Para las cosas de gobierno y de justicia —que entonces era todo uno— el Rey necesitaba de hombres de letras que le fueran fieles, y ésos donde más fácilmente los encontraba era en la Iglesia. La historia del Quinientos recuerda no pocos nombres de la alta nobleza, pero casi siempre en relación con hechos de armas, de que tanta profusión tuvo la Monarquía en aquella centuria; pero, en relación con el Estado, son los prelados los que se suceden, y al más alto nivel: Cisneros, cubriendo el hueco dejado a la muerte tanto de Felipe el Hermoso, en 1506, como del rey Fernando, en 1516; el también cardenal Tavera, que gobernaría Castilla durante la ausencia de Carlos V, en 1540; Fernando de Valdés, como presidente del Consejo Real y, después, como gran inquisidor, a mediados de siglo; el cardenal Espinosa, entrado ya el reinado de Felipe II, y así tantos otros. Lo normal sería que el Consejo Real, el instrumento más importante para el gobierno de la Monarquía, por el control que ejercía sobre toda Castilla, estuviese presidido por un prelado, que además pasaba a ser uno de los consejeros del Consejo de Estado, que afrontaba entonces la política exterior.

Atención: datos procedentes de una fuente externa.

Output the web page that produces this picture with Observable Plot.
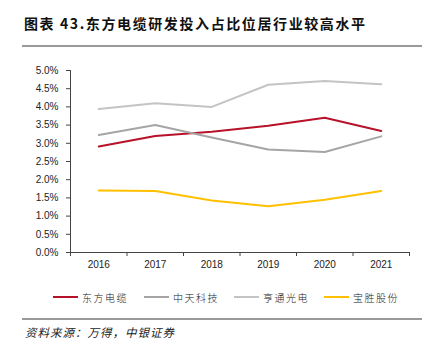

Y esto sin contar con que el formidable Tribunal de la Inquisición estaba en manos de la Iglesia, servido sobre todo por padres dominicos y presidido por un prelado. Y el presidente del Consejo Real y el gran inquisidor venían a ser las figuras más relevantes de la Monarquía, detrás del Rey. Que no en vano estamos ante una Monarquía confesional.

Un prelado era entonces una potencia formidable, con un peso que podía resultar asfixiante cuando la diócesis era pequeña. En lo cual el hecho de que aquella sociedad estuviese tan impregnada de lo religioso tenía no poco que ver.

Ahí radicaba el porqué la época sobrellevaba mejor los privilegios del clero que los de la nobleza. Los del clero respondían a necesidades todavía operantes, mientras que los de la nobleza eran como reliquias de otros tiempos, que cada vez se sufrían peor.